As of this week Somerfield will no longer feature in The Grocer 33. You can call it foresight, if you wish, as The Co-operative Group confirmed its interest, on Wednesday, in swallowing it whole, but in fact we took the decision for a very different reason.

Quite simply, the more limited Somerfield offer that CEO Paul Mason and his team have pursued has made it increasingly difficult to refresh the list of SKUs we monitor, which we need to do to stop the grocers price chasing. We have therefore taken the opportunity to update the already extensive list of products whose prices we track, and will be able to update even more regularly in future.

You can expect further enhancements to The Grocer 33 in the next few weeks as we seek to mine the pricing information we have much more thoroughly. But the fruits of this labour can already be seen in our story on page 4. The media is using some sensational figures to proclaim food price inflation a biblical event - which indeed it is in the poorest countries - but in their feeding frenzy, they're often ignoring the evidence, including Sir Terry Leahy this week, who put food price inflation at Tesco at about 3%.

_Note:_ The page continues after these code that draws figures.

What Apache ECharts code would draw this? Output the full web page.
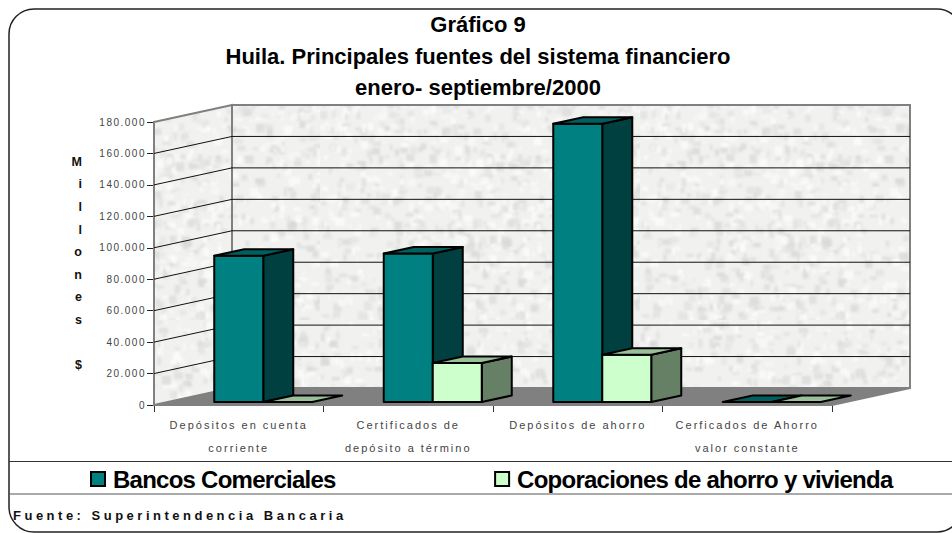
<!DOCTYPE html>
<html>
<head>
<meta charset="utf-8">
<style>
  html, body { margin: 0; padding: 0; background: #fff; }
  #graph { width: 952px; height: 533px; overflow: hidden; }
  /* echarts has no letter spacing option, the svg renderer lets css do it */
  #graph text[style*="10px"] { letter-spacing: 1.5px; }
  #graph text[style*="11px"] { letter-spacing: 2px; }
  #graph text[style*="13px"] { letter-spacing: 3.5px; }
  #graph text[style*="24px"] { letter-spacing: -0.75px; }
</style>
<script src="https://cdn.jsdelivr.net/npm/echarts@6/dist/echarts.min.js"></script>
</head>
<body>
<div id="graph"></div>
<script>
const categories = [
  'Depósitos en cuenta\ncorriente',
  'Certificados de\ndepósito a término',
  'Depósitos de ahorro',
  'Cerficados de Ahorro\nvalor constante'
];
const bancos = [93000, 94500, 177000, 0];
const coporaciones = [0, 24800, 30000, 0];
const yTicks = [20000, 40000, 60000, 80000, 100000, 120000, 140000, 160000];

// 3d look of the old spreadsheet chart
const wallDx = 78, wallDy = -17;
const barDx = 30, barDy = -6.5;
const barWidth = 49, barShiftX = 24.5, barShiftY = -3;

function makeTexture() {
  const c = document.createElement('canvas');
  c.width = c.height = 320;
  const ctx = c.getContext('2d');
  ctx.fillStyle = '#f1f1ef';
  ctx.fillRect(0, 0, 320, 320);
  ctx.filter = 'blur(1.3px)';
  let seed = 12345;
  const next = () => (seed = (seed * 16807) % 2147483647) / 2147483647;
  for (let i = 0; i < 1500; i++) {
    const g = next() < 0.55 ? 214 + Math.floor(next() * 16) : 248 + Math.floor(next() * 7);
    ctx.fillStyle = 'rgba(' + g + ',' + g + ',' + g + ',0.7)';
    ctx.fillRect(next() * 320, next() * 320, 2 + next() * 7, 2 + next() * 7);
  }
  return c;
}
const texture = { image: makeTexture(), repeat: 'repeat' };

function renderWalls(params) {
  const g = params.coordSys;
  const x0 = g.x, x1 = g.x + g.width, y0 = g.y, y1 = g.y + g.height;
  const poly = (points, fill) => ({
    type: 'polygon',
    shape: { points: points },
    style: { fill: fill, stroke: '#808080', lineWidth: 2 }
  });
  return {
    type: 'group',
    children: [
      poly([[x0, y1], [x0 + wallDx, y1 + wallDy], [x1 + wallDx, y1 + wallDy], [x1, y1]], '#808080'),
      poly([[x0, y0], [x0 + wallDx, y0 + wallDy], [x0 + wallDx, y1 + wallDy], [x0, y1]], texture),
      poly([[x0 + wallDx, y0 + wallDy], [x1 + wallDx, y0 + wallDy], [x1 + wallDx, y1 + wallDy], [x0 + wallDx, y1 + wallDy]], texture)
    ]
  };
}

function renderGridLine(params, api) {
  const g = params.coordSys;
  const y = api.coord([0, api.value(0)])[1];
  return {
    type: 'polyline',
    shape: { points: [[g.x, y], [g.x + wallDx, y + wallDy], [g.x + g.width + wallDx, y + wallDy]] },
    style: { fill: 'none', stroke: '#111', lineWidth: 1 }
  };
}

function barRenderer(slot, face, side, top) {
  return function (params, api) {
    const c = api.value(0);
    const tip = api.coord([c, api.value(1)]);
    const base = api.coord([c, 0]);
    const x = tip[0] + barShiftX + slot * barWidth;
    const y = tip[1] + barShiftY;
    const b = base[1] + barShiftY;
    const r = x + barWidth;
    const line = { stroke: '#000', lineWidth: 2, lineJoin: 'round' };
    const children = [];
    if (b - y > 0.5) {
      children.push({
        type: 'polygon',
        shape: { points: [[r, y], [r + barDx, y + barDy], [r + barDx, b + barDy], [r, b]] },
        style: Object.assign({ fill: side }, line)
      });
      children.push({
        type: 'rect',
        shape: { x: x, y: y, width: barWidth, height: b - y },
        style: Object.assign({ fill: face }, line)
      });
    }
    children.push({
      type: 'polygon',
      shape: { points: [[x, y], [x + barDx, y + barDy], [r + barDx, y + barDy], [r, y]] },
      style: Object.assign({ fill: top }, line)
    });
    return { type: 'group', children: children };
  };
}

const myChart = echarts.init(document.getElementById('graph'), null, { renderer: 'svg' });
myChart.setOption({
  animation: false,
  backgroundColor: '#fff',
  title: [
    {
      text: 'Gráfico 9\nHuila. Principales fuentes del sistema financiero\nenero- septiembre/2000',
      left: 473,
      top: 4,
      textAlign: 'center',
      textStyle: { fontFamily: 'Liberation Sans', fontSize: 22, fontWeight: 'bold', color: '#000', lineHeight: 31.5 }
    },
    {
      text: 'Fuente: Superintendencia Bancaria',
      left: 8,
      top: 502,
      textStyle: { fontFamily: 'Liberation Sans', fontSize: 13, fontWeight: 'bold', color: '#111', lineHeight: 16 }
    }
  ],
  legend: {
    data: ['Bancos Comerciales', 'Coporaciones de ahorro y vivienda'],
    icon: 'rect',
    left: 85,
    top: 462,
    itemWidth: 14,
    itemHeight: 14,
    itemGap: 145,
    itemStyle: { borderColor: '#000', borderWidth: 2 },
    textStyle: { fontFamily: 'Liberation Sans', fontSize: 24, fontWeight: 'bold', color: '#000', padding: [0, 0, 0, 3] }
  },
  grid: { left: 154, right: 120, top: 122, bottom: 128 },
  xAxis: {
    type: 'category',
    data: categories,
    axisLine: { lineStyle: { color: '#333', width: 2 } },
    axisTick: { show: true, length: 7, lineStyle: { color: '#333' } },
    axisLabel: {
      margin: 8, interval: 0, fontFamily: 'Liberation Sans', fontSize: 11, color: '#444', lineHeight: 23
    }
  },
  yAxis: {
    type: 'value',
    min: 0,
    max: 180000,
    interval: 20000,
    name: 'M\ni\nl\nl\no\nn\ne\ns\n\n$',
    nameLocation: 'middle',
    nameRotate: 0,
    nameGap: 72,
    nameTextStyle: { fontFamily: 'Liberation Sans', fontSize: 12.5, fontWeight: 'bold', color: '#111', lineHeight: 22.6 },
    splitLine: { show: false },
    axisLine: { show: true, lineStyle: { color: '#808080', width: 2 } },
    axisTick: { show: true, length: 7, lineStyle: { color: '#222' } },
    axisLabel: {
      margin: 8,
      fontFamily: 'Liberation Sans',
      fontSize: 10,
      color: '#444',
      formatter: v => String(v).replace(/\B(?=(\d{3})+$)/g, '.')
    }
  },
  graphic: [
    { type: 'rect', z: 100, shape: { x: 9, y: 9, width: 953, height: 523, r: 25 }, style: { fill: 'none', stroke: '#222', lineWidth: 1.5 } },
    { type: 'line', z: 100, shape: { x1: 9, y1: 461.5, x2: 952, y2: 461.5 }, style: { stroke: '#333', lineWidth: 1 } },
    { type: 'line', z: 100, shape: { x1: 9, y1: 494, x2: 952, y2: 494 }, style: { stroke: '#555', lineWidth: 1 } }
  ],
  series: [
    { type: 'custom', silent: true, z: 1, renderItem: renderWalls, data: [0], clip: false },
    { type: 'custom', silent: true, z: 2, renderItem: renderGridLine, data: yTicks, encode: { y: 0 }, clip: false },
    {
      name: 'Bancos Comerciales',
      type: 'custom',
      z: 3,
      clip: false,
      itemStyle: { color: '#008080' },
      renderItem: barRenderer(-1, '#008080', '#004040', '#006060'),
      data: bancos.map((v, i) => [i, v]),
      encode: { x: 0, y: 1 }
    },
    {
      name: 'Coporaciones de ahorro y vivienda',
      type: 'custom',
      z: 4,
      clip: false,
      itemStyle: { color: '#ccffcc' },
      renderItem: barRenderer(0, '#ccffcc', '#668066', '#99c099'),
      data: coporaciones.map((v, i) => [i, v]),
      encode: { x: 0, y: 1 }
    }
  ]
});
</script>
</body>
</html>
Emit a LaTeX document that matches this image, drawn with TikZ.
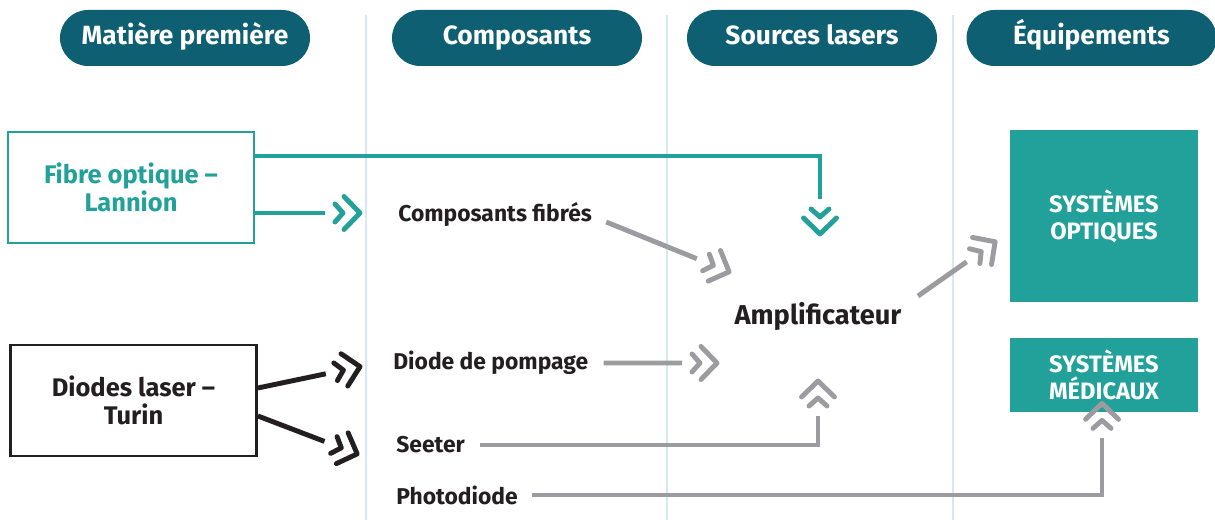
\documentclass[tikz,border=0pt]{standalone}
\usepackage{fontspec}
\setmainfont{Fira Sans}
\usepackage{tikz}
\usetikzlibrary{decorations.markings}
\definecolor{mdark}{RGB}{14,95,114}
\definecolor{mteal}{RGB}{34,161,154}
\definecolor{mgrey}{RGB}{155,155,160}
\definecolor{mblack}{RGB}{35,31,32}
\definecolor{mline}{RGB}{213,233,239}
\tikzset{chev/.style = {shorten >=0.76cm,
                        decoration={markings,
                                    mark=at position 1 with {
                                      \draw [shorten >=0pt, line cap=round, line join=round]
                                        (-0.38, 0.33) -- (-0.06, 0) -- (-0.38, -0.33);
                                      \draw [shorten >=0pt, line cap=round, line join=round]
                                        (-0.56, 0.18) -- (-0.4, 0) -- (-0.56, -0.18);}},
                        postaction={decorate}}}
\tikzset{pill/.style = {fill=mdark, text=white, rounded corners=0.56cm,
                        minimum width=5cm, minimum height=1.12cm,
                        text height=11pt, text depth=3.5pt,
                        font=\bfseries\fontsize{15}{17}\selectfont}}
\tikzset{vline/.style = {mline, line width=0.6pt}}
\tikzset{lbl/.style = {text=mblack, inner sep=0,
                       font=\bfseries\fontsize{13}{15}\selectfont}}
\tikzset{srcbox/.style = {draw, line width=1.6pt, minimum width=4.92cm,
                          minimum height=2.22cm, align=center,
                          font=\bfseries\fontsize{14.5}{16}\selectfont}}
\tikzset{eqbox/.style = {fill=mteal, text=white, minimum width=3.76cm,
                         align=center, font=\bfseries\fontsize{13.5}{15.3}\selectfont}}
\tikzset{link/.style = {line width=2.8pt, chev}}

\begin{document}
\begin{tikzpicture}
      \useasboundingbox (0, 0) rectangle (24.3, 10.4);
      \draw [vline] (7.32, 0) -- (7.32, 10.1);
      \draw [vline] (13.34, 0) -- (13.34, 10.1);
      \draw [vline] (19.06, 0) -- (19.06, 10.1);
      % en-tetes
      \node [pill] (hmat) at (3.7, 9.64) {Matière première};
      \node [pill] (hcomp) at (10.34, 9.64) {Composants};
      \node [pill] (hsrc) at (16.24, 9.64) {Sources lasers};
      \node [pill] (hequip) at (21.83, 9.64) {Équipements};
      % noeuds
      \node [srcbox, mteal] (fibre) at (2.62, 6.65) {Fibre optique –\\Lannion};
      \node [srcbox, mblack] (diodes) at (2.67, 2.39) {Diodes laser –\\Turin};
      \node [lbl, anchor=west] (compf) at (7.96, 6.1) {Composants fibrés};
      \node [lbl, anchor=west] (diode) at (7.86, 3.14) {Diode de pompage};
      \node [lbl, anchor=west] (seeter) at (7.92, 1.5) {Seeter};
      \node [lbl, anchor=west] (photo) at (7.92, 0.5) {Photodiode};
      \node [lbl, font=\bfseries\fontsize{15.5}{17}\selectfont] (ampli) at (16.36, 4.08) {Amplificateur};
      \node [eqbox, minimum height=3.44cm] (sysopt) at (22.08, 6.08) {SYSTÈMES\\OPTIQUES};
      \node [eqbox, minimum height=1.48cm] (sysmed) at (22.08, 2.9) {SYSTÈMES\\MÉDICAUX};
      % liens
      \draw [link, mteal] ([yshift=0.63cm]fibre.east) -| ([shift={(0.04, 1.58)}]ampli.center);
      \draw [link, mteal] ([yshift=-0.51cm]fibre.east) -- ([shift={(-0.7, 0.04)}]compf.west);
      \draw [link, mblack] ([yshift=0.25cm]diodes.east) -- ([shift={(-0.6, -0.06)}]diode.west);
      \draw [link, mblack] ([yshift=-0.31cm]diodes.east) -- ([shift={(-0.72, -0.2)}]seeter.west);
      \draw [link, mgrey] ([shift={(0.28, -0.14)}]compf.east) -- ([shift={(-1.72, 0.86)}]ampli.center);
      \draw [link, mgrey] ([xshift=0.3cm]diode.east) -- ([shift={(-1.96, -0.94)}]ampli.center);
      \draw [link, mgrey] ([xshift=0.3cm]seeter.east) -| ([shift={(0, -1.24)}]ampli.center);
      \draw [link, mgrey] ([shift={(2.0, 0.4)}]ampli.center) -- ([shift={(-0.24, -0.48)}]sysopt.west);
      \draw [link, mgrey] ([xshift=0.28cm]photo.east) -| ([shift={(-0.04, 0.24)}]sysmed.south);
    \end{tikzpicture}
\end{document}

We know how you feel, Terry, because they've ignored us, too. We went to the trouble of providing the Daily Mail's Sean Poulter with our pricing data. He decided, like his rivals, to base his story on figures from the website www.mySupermarket.co.uk, to show food price inflation at a whopping 11%. As you'll see, our own price checks tell a sobering but more sober story, but it is a no less interesting one for that, with Asda prices rising the fastest (though their prices are still cheapest) and Sainsbury's rising slowest, while our numbers for Tesco come out at 3.04%. Just as Terry said.